*AIM:* Without the pictures, retype exactly the lines from the top of the entries below through the line that contains "plt.rcParams['axes.unicode_minus'] = True".

....................

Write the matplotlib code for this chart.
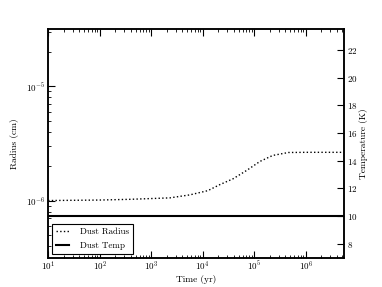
import numpy as np
import matplotlib
matplotlib.use('Agg')
import matplotlib.pyplot as plt

plt.rcParams['font.family'] = 'serif'
plt.rcParams['font.serif'] = ['cmr10']
plt.rcParams['mathtext.fontset'] = 'cm'
plt.rcParams['axes.formatter.use_mathtext'] = True
plt.rcParams['axes.unicode_minus'] = True

# tempo in anni, raggio della polvere in cm, temperatura in K
tempo = [1e1, 1e2, 3.9e2, 2.3e3, 5.6e3, 1.26e4, 2.1e4, 3.9e4, 7.1e4,
         1.3e5, 2.3e5, 4.6e5, 1e6, 5.5e6]
raggio = [1.0e-6, 1.01e-6, 1.025e-6, 1.055e-6, 1.12e-6, 1.22e-6, 1.37e-6, 1.55e-6,
          1.83e-6, 2.2e-6, 2.48e-6, 2.63e-6, 2.64e-6, 2.64e-6]
temperatura = [10, 10, 10, 10, 10, 10, 10, 10, 10, 10, 10, 10, 10, 10]

fig, ax = plt.subplots(figsize=(3.82, 2.87), dpi=100)
fig.subplots_adjust(left=0.126, right=0.9, bottom=0.102, top=0.899)

l1, = ax.plot(tempo, raggio, ':', color='black', lw=1.0, label='Dust Radius')
ax.set_xscale('log')
ax.set_yscale('log')
ax.set_xlim(10, 5.5e6)
ax.set_ylim(10**-6.5, 10**-4.5)
ax.set_xlabel('Time (yr)', fontsize=6.8, labelpad=1)
ax.set_ylabel('Radius (cm)', fontsize=6.8, labelpad=5)
ax.tick_params(which='both', direction='in', top=True, labelsize=6.5)
ax.tick_params(axis='x', which='major', length=5, pad=1.5)
ax.tick_params(axis='y', which='major', length=5, pad=2)
ax.tick_params(which='minor', length=2.5)

ax2 = ax.twinx()
l2, = ax2.plot(tempo, temperatura, '-', color='black', lw=1.5, label='Dust Temp')
ax2.set_ylim(7, 23.5)
ax2.set_yticks([8, 10, 12, 14, 16, 18, 20, 22])
ax2.set_ylabel('Temperature (K)', fontsize=6.8, labelpad=1)
ax2.tick_params(direction='in', length=5, pad=2, labelsize=6.5)

leg = ax.legend(handles=[l1, l2], loc='lower left', fontsize=6.5, fancybox=False,
                edgecolor='black', framealpha=1, handlelength=1.5,
                handletextpad=1.2, borderaxespad=0.45, labelspacing=0.6)
leg.get_frame().set_linewidth(0.8)

for a in (ax, ax2):
    for s in a.spines.values():
        s.set_linewidth(1.1)

plt.savefig('out.png', dpi=100)
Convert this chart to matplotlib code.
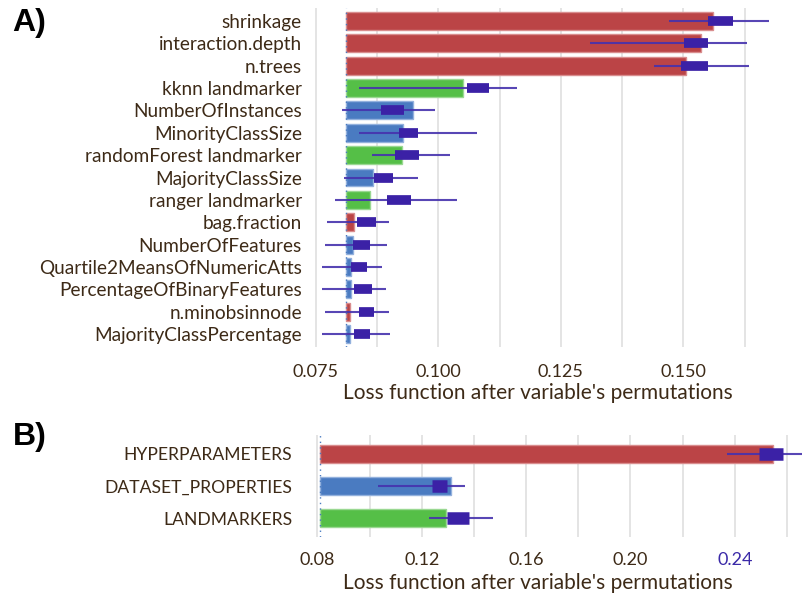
import matplotlib.pyplot as plt
import numpy as np
from matplotlib.ticker import FixedLocator

plt.rcParams['font.family'] = ['Lato', 'DejaVu Sans']

# ---- data, panel A
variables_a = ['shrinkage', 'interaction.depth', 'n.trees', 'kknn landmarker',
               'NumberOfInstances', 'MinorityClassSize', 'randomForest landmarker',
               'MajorityClassSize', 'ranger landmarker', 'bag.fraction',
               'NumberOfFeatures', 'Quartile2MeansOfNumericAtts',
               'PercentageOfBinaryFeatures', 'n.minobsinnode', 'MajorityClassPercentage']
group_a = ['hyper', 'hyper', 'hyper', 'land', 'data', 'data', 'land', 'data', 'land',
           'hyper', 'data', 'data', 'data', 'hyper', 'data']
loss_a = [0.1561, 0.1537, 0.1505, 0.1051, 0.0949, 0.0927, 0.0925, 0.0867, 0.0860,
          0.0828, 0.0825, 0.0821, 0.0821, 0.0820, 0.0820]
q1_a = [0.1551, 0.1501, 0.1496, 0.1059, 0.0883, 0.0920, 0.0911, 0.0868, 0.0895,
        0.0834, 0.0825, 0.0821, 0.0827, 0.0838, 0.0828]
q3_a = [0.1602, 0.1551, 0.1551, 0.1104, 0.0930, 0.0958, 0.0960, 0.0907, 0.0944,
        0.0872, 0.0860, 0.0855, 0.0864, 0.0868, 0.0860]
wlo_a = [0.1470, 0.1309, 0.1440, 0.0838, 0.0804, 0.0838, 0.0865, 0.0807, 0.0788,
         0.0772, 0.0769, 0.0763, 0.0763, 0.0769, 0.0763]
whi_a = [0.1675, 0.1631, 0.1634, 0.1161, 0.0992, 0.1078, 0.1024, 0.0958, 0.1038,
         0.0899, 0.0895, 0.0885, 0.0892, 0.0900, 0.0902]
baseline = 0.0811

# ---- data, panel B
groups_b = ['HYPERPARAMETERS', 'DATASET_PROPERTIES', 'LANDMARKERS']
group_b = ['hyper', 'data', 'land']
loss_b = [0.2545, 0.1311, 0.1292]
q1_b = [0.2494, 0.1238, 0.1298]
q3_b = [0.2586, 0.1297, 0.1380]
wlo_b = [0.2371, 0.1033, 0.1229]
whi_b = [0.2700, 0.1367, 0.1474]

colors = {'hyper': '#bb4446', 'data': '#4a7bc1', 'land': '#55bf47'}
edges = {'hyper': '#d98d8e', 'data': '#93b1dd', 'land': '#9ad892'}
box_color = '#3b21a6'
whisk_color = '#4632ad'
text_color = '#3d2a17'

W, H = 803, 597
fig = plt.figure(figsize=(W / 100, H / 100), dpi=100)


def px_axes(left, top, right, bottom):
    return fig.add_axes([left / W, 1 - bottom / H, (right - left) / W, (bottom - top) / H])


def draw_panel(ax, labels, grp, loss, q1, q3, wlo, whi, bar_h, box_lw, whisk_lw):
    y = np.arange(len(labels))
    for i in range(len(labels)):
        ax.barh(y[i], loss[i] - baseline, left=baseline, height=bar_h,
                color=colors[grp[i]], edgecolor=edges[grp[i]], linewidth=1.0, zorder=2)
        ax.plot([wlo[i], whi[i]], [y[i], y[i]], color=whisk_color, lw=whisk_lw,
                alpha=0.9, solid_capstyle='butt', zorder=3)
        ax.plot([q1[i], q3[i]], [y[i], y[i]], color=box_color, lw=box_lw,
                solid_capstyle='butt', zorder=4)
    ax.axvline(baseline, color='#4a7bc1', lw=1.0, ls=(0, (1, 3)), zorder=5)
    ax.set_yticks(y)
    ax.set_yticklabels(labels)
    for s in ax.spines.values():
        s.set_visible(False)
    ax.tick_params(which='both', length=0, colors=text_color)
    ax.grid(axis='x', which='both', color='#e2e2e2', lw=1.3, zorder=0)
    ax.set_axisbelow(True)
    ax.set_xlabel("Loss function after variable's permutations", fontsize=15,
                  color=text_color)


# ---- panel A
axA = px_axes(315, 8, 795, 347)
draw_panel(axA, variables_a, group_a, loss_a, q1_a, q3_a, wlo_a, whi_a, 0.8, 7, 1.5)
axA.set_xlim(0.0748, 0.1728)
axA.set_ylim(14.58, -0.58)
axA.xaxis.set_major_locator(FixedLocator([0.075, 0.100, 0.125, 0.150]))
axA.xaxis.set_minor_locator(FixedLocator([0.0875, 0.1125, 0.1375, 0.1625]))
axA.set_xticklabels(['0.075', '0.100', '0.125', '0.150'])
axA.tick_params(axis='y', labelsize=13.7, pad=9.5)
axA.tick_params(axis='x', labelsize=13, pad=12)
axA.xaxis.set_label_coords((538 - 315) / 480, -(393 - 347) / 339)
axA.xaxis.label.set_va('center')

# ---- panel B
axB = px_axes(316, 435, 803, 537)
draw_panel(axB, groups_b, group_b, loss_b, q1_b, q3_b, wlo_b, whi_b, 0.56, 9, 1.5)
axB.set_xlim(0.0795, 0.2661)
axB.set_ylim(2.59, -0.59)
axB.xaxis.set_major_locator(FixedLocator([0.08, 0.12, 0.16, 0.20, 0.24]))
axB.xaxis.set_minor_locator(FixedLocator([0.10, 0.14, 0.18, 0.22, 0.26]))
axB.set_xticklabels(['0.08', '0.12', '0.16', '0.20', '0.24'])
axB.tick_params(axis='y', labelsize=12.6, pad=17)
axB.tick_params(axis='x', labelsize=13, pad=11)
axB.get_xticklabels()[-1].set_color('#3b2aa8')
axB.xaxis.set_label_coords((538 - 316) / 487, -(583 - 537) / 102)
axB.xaxis.label.set_va('center')

fig.text(12 / W, 1 - 23 / H, 'A)', fontsize=23, fontweight='bold', va='center',
         family=['Liberation Sans', 'DejaVu Sans'])
fig.text(13 / W, 1 - 437 / H, 'B)', fontsize=23, fontweight='bold', va='center',
         family=['Liberation Sans', 'DejaVu Sans'])

fig.savefig('out.png', dpi=100)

....................

*ANSWER TO THE TASK:*
Write the matplotlib code for this chart.
import numpy as np
import matplotlib
matplotlib.use('Agg')
import matplotlib.pyplot as plt

plt.rcParams['font.family'] = 'serif'
plt.rcParams['font.serif'] = ['cmr10']
plt.rcParams['mathtext.fontset'] = 'cm'
plt.rcParams['axes.formatter.use_mathtext'] = True
plt.rcParams['axes.unicode_minus'] = True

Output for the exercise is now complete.